**WORK INSTRUCTIONS**
Extract and list every line that contains the word "with".

Code that draws figures
● ● ● ●

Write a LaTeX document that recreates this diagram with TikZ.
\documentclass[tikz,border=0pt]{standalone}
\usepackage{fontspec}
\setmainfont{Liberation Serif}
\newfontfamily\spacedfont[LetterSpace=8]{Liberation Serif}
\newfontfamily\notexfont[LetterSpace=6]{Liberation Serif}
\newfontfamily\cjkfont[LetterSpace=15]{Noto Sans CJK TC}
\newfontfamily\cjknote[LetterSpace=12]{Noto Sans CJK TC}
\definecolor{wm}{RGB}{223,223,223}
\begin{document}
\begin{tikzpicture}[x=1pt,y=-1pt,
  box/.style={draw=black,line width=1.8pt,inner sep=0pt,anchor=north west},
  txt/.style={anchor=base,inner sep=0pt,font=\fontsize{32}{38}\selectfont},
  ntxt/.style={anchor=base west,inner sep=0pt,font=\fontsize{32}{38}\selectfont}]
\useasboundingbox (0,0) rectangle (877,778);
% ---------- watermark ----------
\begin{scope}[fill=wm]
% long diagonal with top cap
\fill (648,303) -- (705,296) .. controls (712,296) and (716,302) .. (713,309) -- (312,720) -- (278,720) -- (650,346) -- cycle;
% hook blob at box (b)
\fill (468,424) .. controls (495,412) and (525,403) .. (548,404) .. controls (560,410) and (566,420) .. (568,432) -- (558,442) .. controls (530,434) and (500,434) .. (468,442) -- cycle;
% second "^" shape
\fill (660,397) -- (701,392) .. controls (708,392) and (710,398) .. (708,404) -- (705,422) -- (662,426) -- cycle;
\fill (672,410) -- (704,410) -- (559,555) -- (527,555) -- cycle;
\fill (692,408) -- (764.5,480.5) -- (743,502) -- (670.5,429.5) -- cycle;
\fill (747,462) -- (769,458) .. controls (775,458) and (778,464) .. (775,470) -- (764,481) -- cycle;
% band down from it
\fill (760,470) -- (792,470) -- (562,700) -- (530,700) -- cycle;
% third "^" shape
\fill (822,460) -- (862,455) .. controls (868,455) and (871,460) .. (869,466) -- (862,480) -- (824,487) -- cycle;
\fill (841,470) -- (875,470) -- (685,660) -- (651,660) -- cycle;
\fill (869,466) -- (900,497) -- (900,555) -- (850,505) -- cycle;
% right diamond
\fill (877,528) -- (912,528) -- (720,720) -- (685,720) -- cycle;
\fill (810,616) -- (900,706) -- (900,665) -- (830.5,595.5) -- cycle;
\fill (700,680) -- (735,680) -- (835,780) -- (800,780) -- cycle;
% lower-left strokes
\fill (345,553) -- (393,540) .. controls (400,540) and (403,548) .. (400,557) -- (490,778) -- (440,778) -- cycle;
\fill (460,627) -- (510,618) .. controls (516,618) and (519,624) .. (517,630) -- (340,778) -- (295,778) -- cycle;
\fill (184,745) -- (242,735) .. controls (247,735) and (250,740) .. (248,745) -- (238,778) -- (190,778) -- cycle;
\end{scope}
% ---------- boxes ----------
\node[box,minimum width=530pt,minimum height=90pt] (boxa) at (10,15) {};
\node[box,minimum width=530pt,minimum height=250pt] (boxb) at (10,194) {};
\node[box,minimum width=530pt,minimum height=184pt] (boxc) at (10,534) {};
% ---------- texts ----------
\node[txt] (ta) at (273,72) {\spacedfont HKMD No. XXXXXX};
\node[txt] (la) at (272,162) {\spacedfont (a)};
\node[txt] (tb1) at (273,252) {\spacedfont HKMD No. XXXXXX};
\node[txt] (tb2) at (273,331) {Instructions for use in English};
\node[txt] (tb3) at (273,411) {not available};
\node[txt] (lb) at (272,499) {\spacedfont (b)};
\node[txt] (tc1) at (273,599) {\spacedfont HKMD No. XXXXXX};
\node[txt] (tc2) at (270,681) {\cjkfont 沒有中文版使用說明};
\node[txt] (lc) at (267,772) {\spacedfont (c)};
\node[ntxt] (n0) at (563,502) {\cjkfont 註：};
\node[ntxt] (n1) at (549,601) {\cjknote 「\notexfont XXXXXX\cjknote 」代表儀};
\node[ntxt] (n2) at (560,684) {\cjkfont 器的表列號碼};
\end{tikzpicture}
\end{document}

● ● ● ●

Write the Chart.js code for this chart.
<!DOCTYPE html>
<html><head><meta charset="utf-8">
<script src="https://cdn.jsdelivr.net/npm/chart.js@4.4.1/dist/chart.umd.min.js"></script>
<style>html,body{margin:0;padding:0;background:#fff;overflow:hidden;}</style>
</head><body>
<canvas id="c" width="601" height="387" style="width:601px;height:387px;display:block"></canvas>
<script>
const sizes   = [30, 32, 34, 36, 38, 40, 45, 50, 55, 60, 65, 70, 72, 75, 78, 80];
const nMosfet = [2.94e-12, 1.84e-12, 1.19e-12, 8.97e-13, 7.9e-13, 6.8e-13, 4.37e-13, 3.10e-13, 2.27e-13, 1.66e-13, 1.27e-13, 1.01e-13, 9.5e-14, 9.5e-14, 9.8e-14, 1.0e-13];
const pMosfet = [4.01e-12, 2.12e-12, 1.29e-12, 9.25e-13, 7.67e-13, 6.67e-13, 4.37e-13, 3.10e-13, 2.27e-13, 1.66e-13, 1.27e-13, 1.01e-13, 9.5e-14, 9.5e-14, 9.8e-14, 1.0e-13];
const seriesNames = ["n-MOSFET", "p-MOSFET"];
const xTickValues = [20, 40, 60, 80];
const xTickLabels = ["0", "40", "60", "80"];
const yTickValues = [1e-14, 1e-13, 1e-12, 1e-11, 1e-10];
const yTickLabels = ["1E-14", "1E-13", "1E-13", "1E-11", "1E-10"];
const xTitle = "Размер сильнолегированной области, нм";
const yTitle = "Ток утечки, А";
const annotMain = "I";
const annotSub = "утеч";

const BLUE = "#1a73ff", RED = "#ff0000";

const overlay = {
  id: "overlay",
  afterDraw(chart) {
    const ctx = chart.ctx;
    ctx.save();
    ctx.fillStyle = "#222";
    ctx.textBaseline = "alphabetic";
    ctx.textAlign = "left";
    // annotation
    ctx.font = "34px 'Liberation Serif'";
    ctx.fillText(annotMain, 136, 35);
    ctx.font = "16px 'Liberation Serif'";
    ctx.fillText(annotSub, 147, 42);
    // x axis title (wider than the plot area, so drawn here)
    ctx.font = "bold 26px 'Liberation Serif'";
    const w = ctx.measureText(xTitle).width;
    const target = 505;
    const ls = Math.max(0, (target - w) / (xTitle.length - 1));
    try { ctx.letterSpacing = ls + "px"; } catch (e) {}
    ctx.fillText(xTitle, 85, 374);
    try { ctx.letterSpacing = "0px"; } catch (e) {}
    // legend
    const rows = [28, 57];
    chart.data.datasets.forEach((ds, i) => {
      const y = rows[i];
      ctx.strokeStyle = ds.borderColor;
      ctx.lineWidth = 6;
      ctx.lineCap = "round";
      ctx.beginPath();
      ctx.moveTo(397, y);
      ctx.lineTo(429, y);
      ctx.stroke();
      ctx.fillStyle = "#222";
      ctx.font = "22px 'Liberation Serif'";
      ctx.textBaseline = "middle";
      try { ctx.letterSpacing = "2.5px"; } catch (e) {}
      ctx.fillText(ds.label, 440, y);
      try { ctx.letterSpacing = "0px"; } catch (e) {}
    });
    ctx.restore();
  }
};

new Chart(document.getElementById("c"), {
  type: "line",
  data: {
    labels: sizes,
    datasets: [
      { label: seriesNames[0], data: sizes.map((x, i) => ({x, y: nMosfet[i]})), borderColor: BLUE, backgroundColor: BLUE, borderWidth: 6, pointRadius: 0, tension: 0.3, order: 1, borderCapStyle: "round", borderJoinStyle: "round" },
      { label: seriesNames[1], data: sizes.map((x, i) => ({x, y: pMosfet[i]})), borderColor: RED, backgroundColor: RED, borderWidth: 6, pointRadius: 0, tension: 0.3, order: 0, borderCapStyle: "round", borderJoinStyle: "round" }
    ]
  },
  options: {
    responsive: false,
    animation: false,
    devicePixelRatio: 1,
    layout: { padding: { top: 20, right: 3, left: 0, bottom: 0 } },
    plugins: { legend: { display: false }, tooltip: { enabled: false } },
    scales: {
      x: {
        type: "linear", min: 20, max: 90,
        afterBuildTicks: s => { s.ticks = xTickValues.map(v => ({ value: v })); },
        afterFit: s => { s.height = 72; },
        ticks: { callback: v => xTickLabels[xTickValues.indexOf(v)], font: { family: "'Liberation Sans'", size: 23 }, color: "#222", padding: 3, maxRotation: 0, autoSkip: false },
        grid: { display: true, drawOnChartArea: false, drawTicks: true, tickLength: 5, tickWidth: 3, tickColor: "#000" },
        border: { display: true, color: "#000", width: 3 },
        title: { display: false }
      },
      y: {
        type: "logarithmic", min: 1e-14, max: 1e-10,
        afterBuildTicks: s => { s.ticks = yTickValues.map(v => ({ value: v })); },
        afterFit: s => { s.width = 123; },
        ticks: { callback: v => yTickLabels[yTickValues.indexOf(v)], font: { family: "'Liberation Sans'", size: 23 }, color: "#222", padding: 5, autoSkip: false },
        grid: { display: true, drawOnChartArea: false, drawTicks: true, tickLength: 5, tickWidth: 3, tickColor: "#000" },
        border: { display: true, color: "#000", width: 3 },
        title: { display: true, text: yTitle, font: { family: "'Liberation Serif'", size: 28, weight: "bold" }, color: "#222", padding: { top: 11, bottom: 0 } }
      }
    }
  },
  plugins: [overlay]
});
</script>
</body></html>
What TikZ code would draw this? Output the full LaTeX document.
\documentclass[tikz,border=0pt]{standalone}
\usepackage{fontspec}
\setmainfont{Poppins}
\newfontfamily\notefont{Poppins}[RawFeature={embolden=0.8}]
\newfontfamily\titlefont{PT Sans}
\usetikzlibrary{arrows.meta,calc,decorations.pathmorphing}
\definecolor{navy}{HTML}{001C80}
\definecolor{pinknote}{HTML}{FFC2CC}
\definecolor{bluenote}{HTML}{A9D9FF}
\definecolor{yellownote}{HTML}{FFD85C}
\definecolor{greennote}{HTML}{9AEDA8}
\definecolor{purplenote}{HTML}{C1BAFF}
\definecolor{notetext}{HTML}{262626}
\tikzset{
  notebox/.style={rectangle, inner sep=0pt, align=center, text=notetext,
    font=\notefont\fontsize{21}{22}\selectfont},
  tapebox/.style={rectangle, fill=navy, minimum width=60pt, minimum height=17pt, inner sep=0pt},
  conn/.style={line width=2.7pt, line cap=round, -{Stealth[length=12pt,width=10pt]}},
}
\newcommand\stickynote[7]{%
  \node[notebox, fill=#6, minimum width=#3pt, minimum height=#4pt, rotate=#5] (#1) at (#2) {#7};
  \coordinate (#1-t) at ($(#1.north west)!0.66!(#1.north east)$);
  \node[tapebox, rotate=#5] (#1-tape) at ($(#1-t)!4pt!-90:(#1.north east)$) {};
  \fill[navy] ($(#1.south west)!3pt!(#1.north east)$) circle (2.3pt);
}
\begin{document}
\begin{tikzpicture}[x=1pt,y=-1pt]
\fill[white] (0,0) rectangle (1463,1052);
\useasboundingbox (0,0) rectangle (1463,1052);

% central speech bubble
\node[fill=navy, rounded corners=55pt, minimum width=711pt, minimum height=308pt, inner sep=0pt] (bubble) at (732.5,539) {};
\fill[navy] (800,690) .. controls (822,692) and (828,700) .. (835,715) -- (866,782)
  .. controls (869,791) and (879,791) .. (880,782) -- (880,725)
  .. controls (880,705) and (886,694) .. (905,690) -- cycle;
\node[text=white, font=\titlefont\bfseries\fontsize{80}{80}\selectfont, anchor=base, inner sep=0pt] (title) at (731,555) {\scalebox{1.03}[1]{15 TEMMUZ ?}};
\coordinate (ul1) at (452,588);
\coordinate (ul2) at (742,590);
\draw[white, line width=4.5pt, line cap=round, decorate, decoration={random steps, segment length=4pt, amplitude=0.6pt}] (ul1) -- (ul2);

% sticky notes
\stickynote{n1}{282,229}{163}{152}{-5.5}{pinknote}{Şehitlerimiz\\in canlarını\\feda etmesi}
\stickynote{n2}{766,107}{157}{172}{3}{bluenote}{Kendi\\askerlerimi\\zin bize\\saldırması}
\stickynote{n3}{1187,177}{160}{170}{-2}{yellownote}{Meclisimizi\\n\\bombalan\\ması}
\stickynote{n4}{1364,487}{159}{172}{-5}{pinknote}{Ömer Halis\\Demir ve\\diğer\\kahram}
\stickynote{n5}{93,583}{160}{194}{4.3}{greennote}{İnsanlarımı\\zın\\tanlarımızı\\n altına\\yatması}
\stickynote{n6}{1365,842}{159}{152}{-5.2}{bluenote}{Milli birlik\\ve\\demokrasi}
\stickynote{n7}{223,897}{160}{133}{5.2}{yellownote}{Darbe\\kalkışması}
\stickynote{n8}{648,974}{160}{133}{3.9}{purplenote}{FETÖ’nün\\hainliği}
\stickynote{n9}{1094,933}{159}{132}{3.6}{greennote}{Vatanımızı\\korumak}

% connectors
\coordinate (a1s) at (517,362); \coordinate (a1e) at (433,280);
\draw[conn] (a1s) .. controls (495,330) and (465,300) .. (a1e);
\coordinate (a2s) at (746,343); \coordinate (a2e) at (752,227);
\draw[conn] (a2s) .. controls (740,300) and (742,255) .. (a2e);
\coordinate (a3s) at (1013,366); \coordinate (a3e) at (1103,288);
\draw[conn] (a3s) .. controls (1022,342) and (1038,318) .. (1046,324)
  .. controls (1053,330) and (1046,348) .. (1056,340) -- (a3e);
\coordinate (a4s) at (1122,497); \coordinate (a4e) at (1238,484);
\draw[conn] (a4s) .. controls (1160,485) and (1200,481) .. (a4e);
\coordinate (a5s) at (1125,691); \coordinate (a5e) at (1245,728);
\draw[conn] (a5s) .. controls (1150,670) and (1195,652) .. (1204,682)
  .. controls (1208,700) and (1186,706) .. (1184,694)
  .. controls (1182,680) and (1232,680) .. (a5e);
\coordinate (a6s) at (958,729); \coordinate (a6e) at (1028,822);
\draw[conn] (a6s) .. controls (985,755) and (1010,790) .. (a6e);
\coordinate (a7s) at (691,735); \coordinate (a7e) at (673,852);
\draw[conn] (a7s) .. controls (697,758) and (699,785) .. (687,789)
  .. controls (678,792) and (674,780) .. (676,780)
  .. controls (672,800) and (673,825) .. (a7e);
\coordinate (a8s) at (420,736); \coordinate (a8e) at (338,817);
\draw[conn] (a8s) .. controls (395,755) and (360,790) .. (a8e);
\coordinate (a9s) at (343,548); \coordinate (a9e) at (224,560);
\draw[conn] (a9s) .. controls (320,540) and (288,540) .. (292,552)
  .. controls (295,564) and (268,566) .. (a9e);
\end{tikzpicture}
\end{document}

● ● ● ●

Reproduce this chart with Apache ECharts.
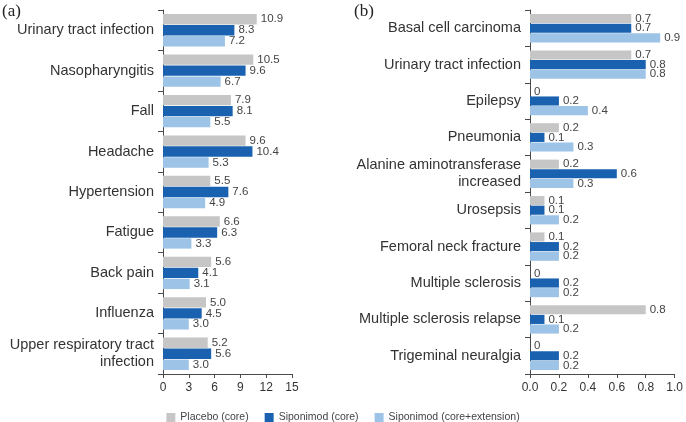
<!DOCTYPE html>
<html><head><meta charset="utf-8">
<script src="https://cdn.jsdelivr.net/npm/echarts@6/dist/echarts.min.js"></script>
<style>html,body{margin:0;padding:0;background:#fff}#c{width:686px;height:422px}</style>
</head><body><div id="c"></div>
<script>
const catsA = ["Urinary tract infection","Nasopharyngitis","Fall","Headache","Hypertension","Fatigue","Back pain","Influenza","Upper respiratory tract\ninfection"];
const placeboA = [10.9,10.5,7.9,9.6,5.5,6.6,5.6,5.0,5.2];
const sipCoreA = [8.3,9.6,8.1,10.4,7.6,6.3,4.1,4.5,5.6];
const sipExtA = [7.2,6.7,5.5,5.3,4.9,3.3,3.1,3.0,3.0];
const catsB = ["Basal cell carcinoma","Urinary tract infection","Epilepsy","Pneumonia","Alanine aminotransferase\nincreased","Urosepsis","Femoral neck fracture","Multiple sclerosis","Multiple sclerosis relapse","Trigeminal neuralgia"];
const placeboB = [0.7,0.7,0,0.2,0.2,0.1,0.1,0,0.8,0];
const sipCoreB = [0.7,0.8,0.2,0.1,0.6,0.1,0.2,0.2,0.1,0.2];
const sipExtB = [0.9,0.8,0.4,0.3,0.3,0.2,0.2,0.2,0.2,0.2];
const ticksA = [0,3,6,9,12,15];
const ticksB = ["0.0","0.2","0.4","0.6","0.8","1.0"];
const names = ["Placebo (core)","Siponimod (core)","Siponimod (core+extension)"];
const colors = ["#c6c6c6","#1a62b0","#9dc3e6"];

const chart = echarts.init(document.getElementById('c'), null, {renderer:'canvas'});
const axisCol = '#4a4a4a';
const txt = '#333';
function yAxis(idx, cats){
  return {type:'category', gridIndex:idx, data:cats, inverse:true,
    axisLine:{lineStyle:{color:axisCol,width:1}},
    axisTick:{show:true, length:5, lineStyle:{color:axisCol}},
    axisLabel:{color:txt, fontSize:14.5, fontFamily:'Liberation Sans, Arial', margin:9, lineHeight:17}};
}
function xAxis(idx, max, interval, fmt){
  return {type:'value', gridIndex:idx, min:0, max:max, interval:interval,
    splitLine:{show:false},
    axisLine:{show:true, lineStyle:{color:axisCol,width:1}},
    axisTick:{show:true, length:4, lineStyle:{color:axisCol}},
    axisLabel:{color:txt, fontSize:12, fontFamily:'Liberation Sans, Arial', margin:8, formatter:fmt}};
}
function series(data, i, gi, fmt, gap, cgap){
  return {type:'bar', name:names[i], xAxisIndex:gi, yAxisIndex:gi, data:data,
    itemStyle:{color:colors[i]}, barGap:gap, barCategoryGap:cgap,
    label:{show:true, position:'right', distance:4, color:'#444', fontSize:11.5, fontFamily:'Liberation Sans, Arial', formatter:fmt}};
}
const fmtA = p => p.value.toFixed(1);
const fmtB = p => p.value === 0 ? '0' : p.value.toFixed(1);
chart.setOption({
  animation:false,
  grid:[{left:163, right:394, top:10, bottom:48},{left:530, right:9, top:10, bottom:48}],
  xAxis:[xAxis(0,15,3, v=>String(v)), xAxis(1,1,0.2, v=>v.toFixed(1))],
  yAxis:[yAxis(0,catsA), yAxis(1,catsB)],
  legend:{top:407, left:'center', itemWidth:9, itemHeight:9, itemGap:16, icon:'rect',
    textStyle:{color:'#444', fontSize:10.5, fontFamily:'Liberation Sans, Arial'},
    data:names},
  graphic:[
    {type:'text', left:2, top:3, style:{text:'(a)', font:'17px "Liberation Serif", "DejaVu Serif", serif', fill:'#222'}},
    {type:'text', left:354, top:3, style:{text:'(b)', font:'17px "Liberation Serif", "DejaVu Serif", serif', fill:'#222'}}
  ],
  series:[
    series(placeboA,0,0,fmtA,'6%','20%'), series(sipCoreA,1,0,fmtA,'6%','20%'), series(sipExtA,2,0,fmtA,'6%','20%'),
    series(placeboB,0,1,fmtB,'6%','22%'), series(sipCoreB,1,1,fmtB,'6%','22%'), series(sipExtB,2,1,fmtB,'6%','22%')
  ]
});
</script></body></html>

● ● ● ●

**RESPONSE**
Write a LaTeX document that recreates this diagram with TikZ.
% long diagonal with top cap
Reproduce this chart with Apache ECharts.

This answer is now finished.